§ RECORD SET:
◆ ◆ ◆

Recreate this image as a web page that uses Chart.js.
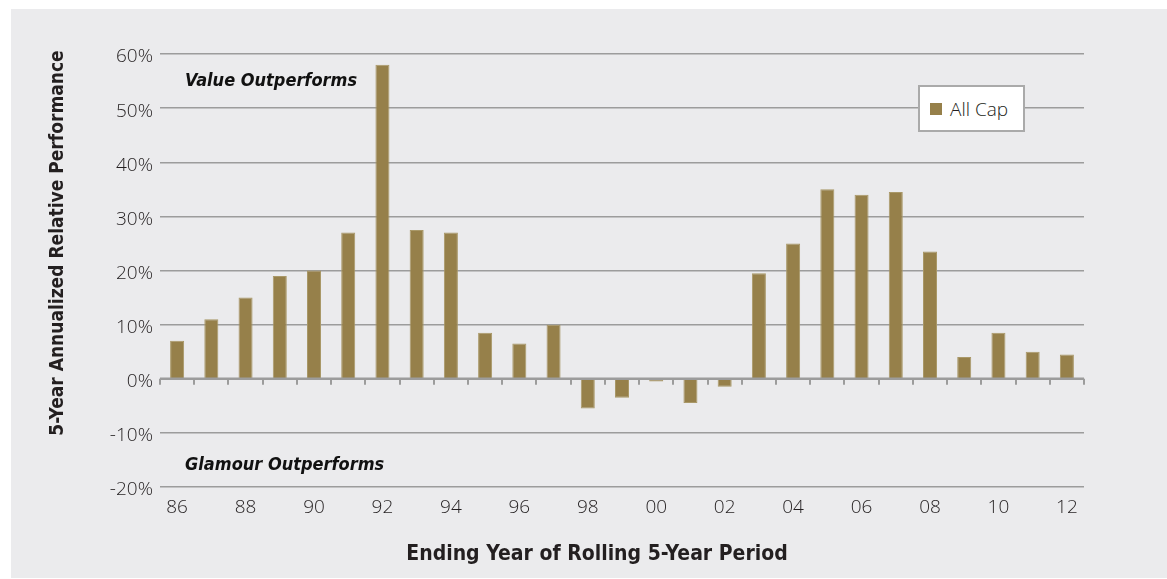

◆ ◆ ◆

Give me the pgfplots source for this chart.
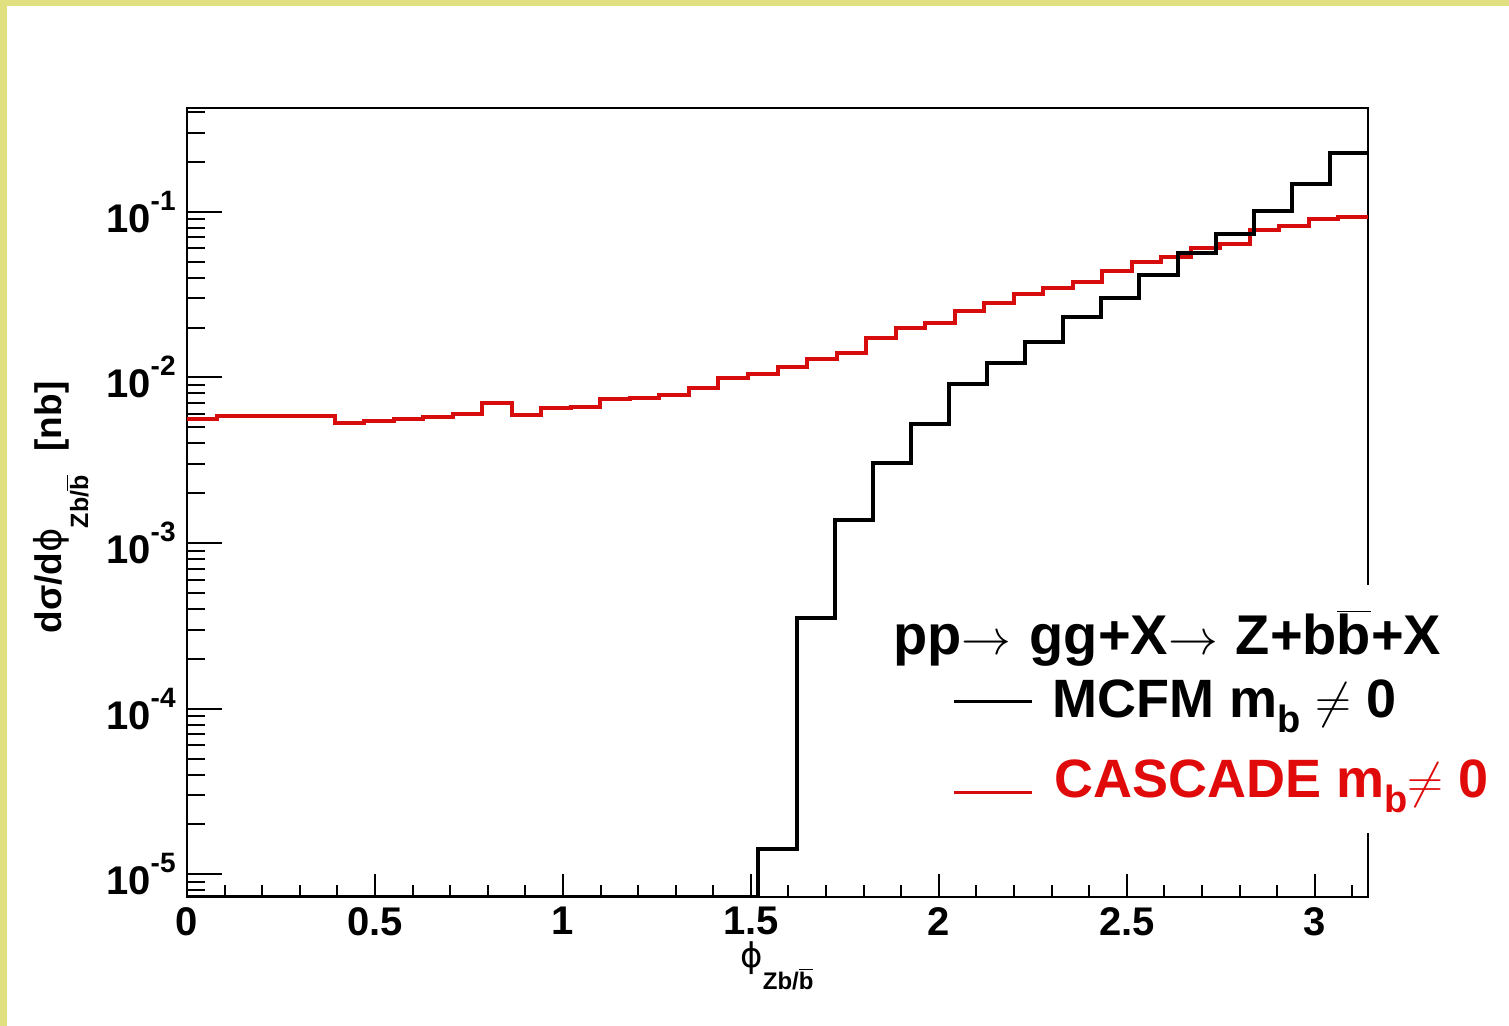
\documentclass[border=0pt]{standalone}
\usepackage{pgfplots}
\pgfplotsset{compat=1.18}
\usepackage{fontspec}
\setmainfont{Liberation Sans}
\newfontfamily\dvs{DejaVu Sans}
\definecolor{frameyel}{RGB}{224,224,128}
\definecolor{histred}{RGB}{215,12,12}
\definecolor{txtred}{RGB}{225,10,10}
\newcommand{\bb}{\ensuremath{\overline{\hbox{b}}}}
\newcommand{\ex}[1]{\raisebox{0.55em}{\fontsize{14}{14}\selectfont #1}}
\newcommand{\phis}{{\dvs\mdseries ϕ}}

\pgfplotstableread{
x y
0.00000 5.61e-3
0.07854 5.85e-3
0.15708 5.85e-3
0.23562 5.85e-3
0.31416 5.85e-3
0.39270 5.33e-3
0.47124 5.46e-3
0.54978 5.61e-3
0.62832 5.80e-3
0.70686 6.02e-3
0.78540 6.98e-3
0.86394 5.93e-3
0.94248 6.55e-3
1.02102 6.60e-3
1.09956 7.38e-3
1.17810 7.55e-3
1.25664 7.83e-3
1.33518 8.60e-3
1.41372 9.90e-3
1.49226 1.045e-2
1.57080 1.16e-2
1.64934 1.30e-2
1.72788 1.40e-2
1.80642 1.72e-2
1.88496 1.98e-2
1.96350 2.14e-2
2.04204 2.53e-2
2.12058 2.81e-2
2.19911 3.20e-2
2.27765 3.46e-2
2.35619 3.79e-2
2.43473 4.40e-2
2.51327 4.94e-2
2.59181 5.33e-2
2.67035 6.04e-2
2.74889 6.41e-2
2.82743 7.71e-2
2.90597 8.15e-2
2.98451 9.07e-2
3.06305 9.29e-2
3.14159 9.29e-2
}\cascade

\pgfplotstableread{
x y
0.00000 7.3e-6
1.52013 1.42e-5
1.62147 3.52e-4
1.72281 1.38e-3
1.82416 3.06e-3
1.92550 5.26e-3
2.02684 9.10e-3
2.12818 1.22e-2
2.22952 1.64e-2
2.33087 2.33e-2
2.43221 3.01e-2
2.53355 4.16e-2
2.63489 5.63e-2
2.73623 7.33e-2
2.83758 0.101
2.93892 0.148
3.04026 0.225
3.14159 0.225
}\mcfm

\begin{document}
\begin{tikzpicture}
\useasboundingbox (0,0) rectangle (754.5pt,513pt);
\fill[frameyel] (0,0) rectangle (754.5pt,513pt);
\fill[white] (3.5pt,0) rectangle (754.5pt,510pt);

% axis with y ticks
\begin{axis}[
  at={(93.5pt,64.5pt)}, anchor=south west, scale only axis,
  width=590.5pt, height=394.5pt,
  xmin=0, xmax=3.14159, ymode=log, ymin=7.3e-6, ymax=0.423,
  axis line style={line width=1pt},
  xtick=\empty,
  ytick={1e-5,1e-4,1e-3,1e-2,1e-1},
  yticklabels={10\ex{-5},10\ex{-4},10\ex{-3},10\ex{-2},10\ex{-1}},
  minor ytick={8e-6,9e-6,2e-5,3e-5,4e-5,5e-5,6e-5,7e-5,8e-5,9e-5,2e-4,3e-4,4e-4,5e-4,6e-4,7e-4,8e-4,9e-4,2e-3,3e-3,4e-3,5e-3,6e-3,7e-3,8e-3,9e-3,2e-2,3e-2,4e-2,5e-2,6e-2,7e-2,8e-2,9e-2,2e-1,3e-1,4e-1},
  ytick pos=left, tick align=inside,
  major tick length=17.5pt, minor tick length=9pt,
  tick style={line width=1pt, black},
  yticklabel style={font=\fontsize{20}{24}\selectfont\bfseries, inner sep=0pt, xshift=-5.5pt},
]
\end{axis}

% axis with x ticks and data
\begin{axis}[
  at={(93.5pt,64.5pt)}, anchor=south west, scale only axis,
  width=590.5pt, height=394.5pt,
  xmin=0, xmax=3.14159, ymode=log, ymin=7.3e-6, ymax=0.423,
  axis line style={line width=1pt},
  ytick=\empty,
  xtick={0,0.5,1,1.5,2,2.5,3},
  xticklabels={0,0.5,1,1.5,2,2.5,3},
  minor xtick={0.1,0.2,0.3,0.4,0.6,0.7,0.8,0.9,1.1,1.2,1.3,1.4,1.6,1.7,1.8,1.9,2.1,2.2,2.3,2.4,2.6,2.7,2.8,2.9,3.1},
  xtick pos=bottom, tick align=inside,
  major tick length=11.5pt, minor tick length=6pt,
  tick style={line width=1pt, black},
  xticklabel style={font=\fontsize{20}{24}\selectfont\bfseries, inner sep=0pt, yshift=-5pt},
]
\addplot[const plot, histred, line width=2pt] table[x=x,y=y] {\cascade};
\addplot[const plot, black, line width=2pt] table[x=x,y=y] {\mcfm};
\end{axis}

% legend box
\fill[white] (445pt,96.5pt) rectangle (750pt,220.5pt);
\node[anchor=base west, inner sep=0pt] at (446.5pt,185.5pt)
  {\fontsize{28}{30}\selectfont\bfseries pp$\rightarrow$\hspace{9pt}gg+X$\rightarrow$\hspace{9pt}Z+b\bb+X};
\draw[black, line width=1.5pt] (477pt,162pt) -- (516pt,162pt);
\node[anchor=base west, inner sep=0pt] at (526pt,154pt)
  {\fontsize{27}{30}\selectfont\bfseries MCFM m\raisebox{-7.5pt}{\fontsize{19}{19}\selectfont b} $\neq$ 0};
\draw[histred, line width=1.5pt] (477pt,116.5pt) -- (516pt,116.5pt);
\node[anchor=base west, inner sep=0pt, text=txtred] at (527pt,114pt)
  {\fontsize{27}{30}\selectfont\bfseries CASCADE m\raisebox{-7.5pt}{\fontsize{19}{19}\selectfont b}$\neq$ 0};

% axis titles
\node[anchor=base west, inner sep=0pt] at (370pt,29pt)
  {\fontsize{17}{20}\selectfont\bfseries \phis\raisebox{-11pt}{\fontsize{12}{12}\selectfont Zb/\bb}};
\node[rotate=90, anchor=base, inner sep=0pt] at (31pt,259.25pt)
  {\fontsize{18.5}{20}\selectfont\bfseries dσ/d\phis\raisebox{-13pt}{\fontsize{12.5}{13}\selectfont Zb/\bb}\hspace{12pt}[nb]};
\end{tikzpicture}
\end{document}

◆ ◆ ◆

§ REQUIREMENTS: Give again, exactly as written, only the lines that start at the one with "Give me the pgfplots source for this chart." and end at the one with "(3.5pt,0) rectangle (754.5pt,510pt);", both included. Skip any pictures.

§ REPLY TO THE TASK:
Give me the pgfplots source for this chart.
\documentclass[border=0pt]{standalone}
\usepackage{pgfplots}
\pgfplotsset{compat=1.18}
\usepackage{fontspec}
\setmainfont{Liberation Sans}
\newfontfamily\dvs{DejaVu Sans}
\definecolor{frameyel}{RGB}{224,224,128}
\definecolor{histred}{RGB}{215,12,12}
\definecolor{txtred}{RGB}{225,10,10}
\newcommand{\bb}{\ensuremath{\overline{\hbox{b}}}}
\newcommand{\ex}[1]{\raisebox{0.55em}{\fontsize{14}{14}\selectfont #1}}
\newcommand{\phis}{{\dvs\mdseries ϕ}}

\pgfplotstableread{
x y
0.00000 5.61e-3
0.07854 5.85e-3
0.15708 5.85e-3
0.23562 5.85e-3
0.31416 5.85e-3
0.39270 5.33e-3
0.47124 5.46e-3
0.54978 5.61e-3
0.62832 5.80e-3
0.70686 6.02e-3
0.78540 6.98e-3
0.86394 5.93e-3
0.94248 6.55e-3
1.02102 6.60e-3
1.09956 7.38e-3
1.17810 7.55e-3
1.25664 7.83e-3
1.33518 8.60e-3
1.41372 9.90e-3
1.49226 1.045e-2
1.57080 1.16e-2
1.64934 1.30e-2
1.72788 1.40e-2
1.80642 1.72e-2
1.88496 1.98e-2
1.96350 2.14e-2
2.04204 2.53e-2
2.12058 2.81e-2
2.19911 3.20e-2
2.27765 3.46e-2
2.35619 3.79e-2
2.43473 4.40e-2
2.51327 4.94e-2
2.59181 5.33e-2
2.67035 6.04e-2
2.74889 6.41e-2
2.82743 7.71e-2
2.90597 8.15e-2
2.98451 9.07e-2
3.06305 9.29e-2
3.14159 9.29e-2
}\cascade

\pgfplotstableread{
x y
0.00000 7.3e-6
1.52013 1.42e-5
1.62147 3.52e-4
1.72281 1.38e-3
1.82416 3.06e-3
1.92550 5.26e-3
2.02684 9.10e-3
2.12818 1.22e-2
2.22952 1.64e-2
2.33087 2.33e-2
2.43221 3.01e-2
2.53355 4.16e-2
2.63489 5.63e-2
2.73623 7.33e-2
2.83758 0.101
2.93892 0.148
3.04026 0.225
3.14159 0.225
}\mcfm

\begin{document}
\begin{tikzpicture}
\useasboundingbox (0,0) rectangle (754.5pt,513pt);
\fill[frameyel] (0,0) rectangle (754.5pt,513pt);
\fill[white] (3.5pt,0) rectangle (754.5pt,510pt);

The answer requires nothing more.